§ **EXERCISE REQUIREMENTS**
Return the listing below exactly, with the pictures dropped.

§ **SUPPLIED INFORMATION**
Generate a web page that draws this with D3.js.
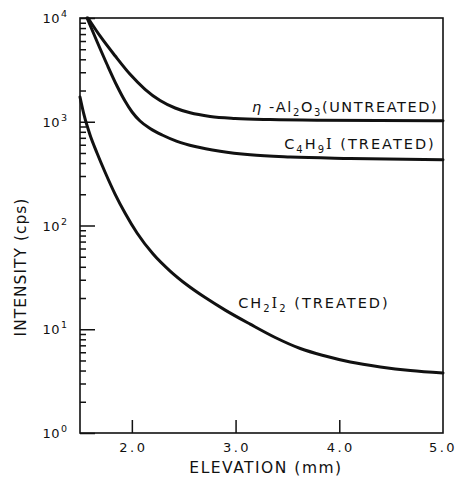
<!DOCTYPE html>
<html>
<head>
<meta charset="utf-8">
<script src="https://cdn.jsdelivr.net/npm/d3@7"></script>
<style>
  html, body { margin: 0; padding: 0; background: #fff; }
  svg { display: block; }
  text { font-family: "DejaVu Sans", sans-serif; fill: #111; }
</style>
</head>
<body>
<svg id="chart" width="458" height="477"></svg>
<script>
// ---- data ----
const xTicks = [2.0, 3.0, 4.0, 5.0];
const xTickLabels = ["2.0", "3.0", "4.0", "5.0"];
const yTicks = [1, 10, 100, 1000, 10000];
const yTickExponents = ["0", "1", "2", "3", "4"];

const al2o3Elev = [1.577, 1.693, 1.838, 1.983, 2.127, 2.272, 2.417, 2.562, 2.755, 2.996, 3.334, 3.817, 5.0];
const al2o3Int  = [10000, 6709, 4323, 2866, 2055, 1602, 1357, 1220, 1126, 1077, 1049, 1033, 1021];

const c4h9iElev = [1.568, 1.664, 1.761, 1.857, 1.934, 2.002, 2.079, 2.176, 2.292, 2.436, 2.61, 2.851, 3.141, 3.527, 4.106, 5.0];
const c4h9iInt  = [10000, 5937, 3563, 2212, 1585, 1242, 1017, 861, 745, 648, 577, 520, 480, 457, 443, 430];

const ch2i2Elev = [1.5, 1.539, 1.597, 1.664, 1.741, 1.838, 1.934, 2.05, 2.205, 2.369, 2.533, 2.707, 2.9, 3.141, 3.382, 3.624, 3.865, 4.106, 4.396, 4.685, 5.0];
const ch2i2Int  = [1733, 1162, 745, 500, 328, 201, 132, 84.7, 53.1, 36.4, 26.7, 20.2, 15.3, 11.2, 8.33, 6.52, 5.52, 4.83, 4.33, 4.0, 3.79];

// ---- layout ----
const svg = d3.select("#chart");
const pLeft = 80, pRight = 443, pTop = 18, pBottom = 433;

const x = d3.scaleLinear().domain([1.5, 5.0]).range([pLeft, pRight]);
const y = d3.scaleLog().domain([1, 10000]).range([pBottom, pTop]);

const plot = svg.append("g");

// frame
plot.append("rect")
  .attr("x", pLeft).attr("y", pTop)
  .attr("width", pRight - pLeft).attr("height", pBottom - pTop)
  .attr("fill", "none").attr("stroke", "#111").attr("stroke-width", 1.6);

// y axis (ticks inside)
const minorVals = [];
for (let d = 1; d < 10000; d *= 10) for (let k = 2; k <= 9; k++) minorVals.push(d * k);
const yAxisMinor = d3.axisRight(y).tickValues(minorVals).tickSize(6).tickFormat("");
const yAxisMajor = d3.axisRight(y).tickValues(yTicks).tickSize(15).tickFormat("");
[yAxisMinor, yAxisMajor].forEach(ax => {
  const g = plot.append("g").attr("transform", `translate(${pLeft},0)`).call(ax);
  g.select(".domain").remove();
  g.selectAll("line").attr("stroke", "#111").attr("stroke-width", 1.5);
});

// x axis (ticks inside, upward)
const xg = plot.append("g").attr("transform", `translate(0,${pBottom})`)
  .call(d3.axisTop(x).tickValues([2.0, 3.0, 4.0]).tickSize(13).tickFormat(""));
xg.select(".domain").remove();
xg.selectAll("line").attr("stroke", "#111").attr("stroke-width", 1.5);

// x tick labels
svg.append("g").selectAll("text").data(xTicks).join("text")
  .attr("x", (d, i) => x(d) + (i === 3 ? 0 : 1.5))
  .attr("y", 452)
  .attr("text-anchor", "middle")
  .attr("font-size", 13)
  .attr("letter-spacing", 2.5)
  .text((d, i) => xTickLabels[i]);

// y tick labels 10^n
svg.append("g").selectAll("text").data(yTicks).join("text")
  .attr("x", 60)
  .attr("y", d => y(d) + 5)
  .attr("text-anchor", "end")
  .attr("font-size", 13)
  .attr("letter-spacing", 0.5)
  .text("10");
svg.append("g").selectAll("text").data(yTicks).join("text")
  .attr("x", 61)
  .attr("y", d => y(d) - 1)
  .attr("font-size", 9.5)
  .text((d, i) => yTickExponents[i]);

// axis titles
svg.append("text")
  .attr("x", 266).attr("y", 473)
  .attr("text-anchor", "middle")
  .attr("font-size", 15.5)
  .attr("letter-spacing", 1.5)
  .text("ELEVATION  (mm)");

svg.append("text")
  .attr("transform", "translate(26,267) rotate(-90)")
  .attr("text-anchor", "middle")
  .attr("font-size", 15.5)
  .attr("letter-spacing", 1)
  .text("INTENSITY  (cps)");

// curves
const line = d3.line()
  .x(d => x(d[0]))
  .y(d => y(d[1]))
  .curve(d3.curveMonotoneX);

const series = [
  [al2o3Elev, al2o3Int],
  [c4h9iElev, c4h9iInt],
  [ch2i2Elev, ch2i2Int]
];
series.forEach(([xs, ys]) => {
  plot.append("path")
    .datum(xs.map((e, i) => [e, ys[i]]))
    .attr("d", line)
    .attr("fill", "none")
    .attr("stroke", "#111")
    .attr("stroke-width", 3)
    .attr("stroke-linecap", "round");
});

// curve labels
function addLabel(parts, xv, yv, anchor, ls) {
  const t = svg.append("text")
    .attr("x", x(xv)).attr("y", y(yv))
    .attr("text-anchor", anchor)
    .attr("font-size", 14.5)
    .attr("letter-spacing", ls);
  parts.forEach(p => {
    const s = t.append("tspan").text(p.t);
    if (p.sub) s.attr("font-size", 10).attr("dy", 4);
    if (p.up) s.attr("dy", -4);
    if (p.serif) s.attr("font-family", "DejaVu Serif");
    if (p.italic) s.attr("font-style", "italic");
  });
}

// η-Al2O3 (UNTREATED)
addLabel([
  {t: "η", italic: true}, {t: " -Al"}, {t: "2", sub: true}, {t: "O", up: true},
  {t: "3", sub: true}, {t: "(UNTREATED)", up: true}
], 4.955, 1240, "end", 1.6);

// C4H9I (TREATED)
addLabel([
  {t: "C"}, {t: "4", sub: true}, {t: "H", up: true}, {t: "9", sub: true},
  {t: "I", serif: true, up: true}, {t: " (TREATED)"}
], 4.93, 546, "end", 2.0);

// CH2I2 (TREATED)
addLabel([
  {t: "CH"}, {t: "2", sub: true}, {t: "I", serif: true, up: true}, {t: "2", sub: true},
  {t: " (TREATED)", up: true}
], 3.025, 16, "start", 2.0);
</script>
</body>
</html>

§ **TASK OUTPUT**
Generate a web page that draws this with D3.js.
<!DOCTYPE html>
<html>
<head>
<meta charset="utf-8">
<script src="https://cdn.jsdelivr.net/npm/d3@7"></script>
<style>
  html, body { margin: 0; padding: 0; background: #fff; }
  svg { display: block; }
  text { font-family: "DejaVu Sans", sans-serif; fill: #111; }
</style>
</head>
<body>
<svg id="chart" width="458" height="477"></svg>
<script>
// ---- data ----
const xTicks = [2.0, 3.0, 4.0, 5.0];
const xTickLabels = ["2.0", "3.0", "4.0", "5.0"];
const yTicks = [1, 10, 100, 1000, 10000];
const yTickExponents = ["0", "1", "2", "3", "4"];

const al2o3Elev = [1.577, 1.693, 1.838, 1.983, 2.127, 2.272, 2.417, 2.562, 2.755, 2.996, 3.334, 3.817, 5.0];
const al2o3Int  = [10000, 6709, 4323, 2866, 2055, 1602, 1357, 1220, 1126, 1077, 1049, 1033, 1021];

const c4h9iElev = [1.568, 1.664, 1.761, 1.857, 1.934, 2.002, 2.079, 2.176, 2.292, 2.436, 2.61, 2.851, 3.141, 3.527, 4.106, 5.0];
const c4h9iInt  = [10000, 5937, 3563, 2212, 1585, 1242, 1017, 861, 745, 648, 577, 520, 480, 457, 443, 430];

const ch2i2Elev = [1.5, 1.539, 1.597, 1.664, 1.741, 1.838, 1.934, 2.05, 2.205, 2.369, 2.533, 2.707, 2.9, 3.141, 3.382, 3.624, 3.865, 4.106, 4.396, 4.685, 5.0];
const ch2i2Int  = [1733, 1162, 745, 500, 328, 201, 132, 84.7, 53.1, 36.4, 26.7, 20.2, 15.3, 11.2, 8.33, 6.52, 5.52, 4.83, 4.33, 4.0, 3.79];

// ---- layout ----
const svg = d3.select("#chart");
const pLeft = 80, pRight = 443, pTop = 18, pBottom = 433;

const x = d3.scaleLinear().domain([1.5, 5.0]).range([pLeft, pRight]);
const y = d3.scaleLog().domain([1, 10000]).range([pBottom, pTop]);

const plot = svg.append("g");

// frame
plot.append("rect")
  .attr("x", pLeft).attr("y", pTop)
  .attr("width", pRight - pLeft).attr("height", pBottom - pTop)
  .attr("fill", "none").attr("stroke", "#111").attr("stroke-width", 1.6);

// y axis (ticks inside)
const minorVals = [];
for (let d = 1; d < 10000; d *= 10) for (let k = 2; k <= 9; k++) minorVals.push(d * k);
const yAxisMinor = d3.axisRight(y).tickValues(minorVals).tickSize(6).tickFormat("");
const yAxisMajor = d3.axisRight(y).tickValues(yTicks).tickSize(15).tickFormat("");
[yAxisMinor, yAxisMajor].forEach(ax => {
  const g = plot.append("g").attr("transform", `translate(${pLeft},0)`).call(ax);
  g.select(".domain").remove();
  g.selectAll("line").attr("stroke", "#111").attr("stroke-width", 1.5);
});

// x axis (ticks inside, upward)
const xg = plot.append("g").attr("transform", `translate(0,${pBottom})`)
  .call(d3.axisTop(x).tickValues([2.0, 3.0, 4.0]).tickSize(13).tickFormat(""));
xg.select(".domain").remove();
xg.selectAll("line").attr("stroke", "#111").attr("stroke-width", 1.5);

// x tick labels
svg.append("g").selectAll("text").data(xTicks).join("text")
  .attr("x", (d, i) => x(d) + (i === 3 ? 0 : 1.5))
  .attr("y", 452)
  .attr("text-anchor", "middle")
  .attr("font-size", 13)
  .attr("letter-spacing", 2.5)
  .text((d, i) => xTickLabels[i]);

// y tick labels 10^n
svg.append("g").selectAll("text").data(yTicks).join("text")
  .attr("x", 60)
  .attr("y", d => y(d) + 5)
  .attr("text-anchor", "end")
  .attr("font-size", 13)
  .attr("letter-spacing", 0.5)
  .text("10");
svg.append("g").selectAll("text").data(yTicks).join("text")
  .attr("x", 61)
  .attr("y", d => y(d) - 1)
  .attr("font-size", 9.5)
  .text((d, i) => yTickExponents[i]);

// axis titles
svg.append("text")
  .attr("x", 266).attr("y", 473)
  .attr("text-anchor", "middle")
  .attr("font-size", 15.5)
  .attr("letter-spacing", 1.5)
  .text("ELEVATION  (mm)");

svg.append("text")
  .attr("transform", "translate(26,267) rotate(-90)")
  .attr("text-anchor", "middle")
  .attr("font-size", 15.5)
  .attr("letter-spacing", 1)
  .text("INTENSITY  (cps)");

// curves
const line = d3.line()
  .x(d => x(d[0]))
  .y(d => y(d[1]))
  .curve(d3.curveMonotoneX);

const series = [
  [al2o3Elev, al2o3Int],
  [c4h9iElev, c4h9iInt],
  [ch2i2Elev, ch2i2Int]
];
series.forEach(([xs, ys]) => {
  plot.append("path")
    .datum(xs.map((e, i) => [e, ys[i]]))
    .attr("d", line)
    .attr("fill", "none")
    .attr("stroke", "#111")
    .attr("stroke-width", 3)
    .attr("stroke-linecap", "round");
});

// curve labels
function addLabel(parts, xv, yv, anchor, ls) {
  const t = svg.append("text")
    .attr("x", x(xv)).attr("y", y(yv))
    .attr("text-anchor", anchor)
    .attr("font-size", 14.5)
    .attr("letter-spacing", ls);
  parts.forEach(p => {
    const s = t.append("tspan").text(p.t);
    if (p.sub) s.attr("font-size", 10).attr("dy", 4);
    if (p.up) s.attr("dy", -4);
    if (p.serif) s.attr("font-family", "DejaVu Serif");
    if (p.italic) s.attr("font-style", "italic");
  });
}

// η-Al2O3 (UNTREATED)
addLabel([
  {t: "η", italic: true}, {t: " -Al"}, {t: "2", sub: true}, {t: "O", up: true},
  {t: "3", sub: true}, {t: "(UNTREATED)", up: true}
], 4.955, 1240, "end", 1.6);

// C4H9I (TREATED)
addLabel([
  {t: "C"}, {t: "4", sub: true}, {t: "H", up: true}, {t: "9", sub: true},
  {t: "I", serif: true, up: true}, {t: " (TREATED)"}
], 4.93, 546, "end", 2.0);

// CH2I2 (TREATED)
addLabel([
  {t: "CH"}, {t: "2", sub: true}, {t: "I", serif: true, up: true}, {t: "2", sub: true},
  {t: " (TREATED)", up: true}
], 3.025, 16, "start", 2.0);
</script>
</body>
</html>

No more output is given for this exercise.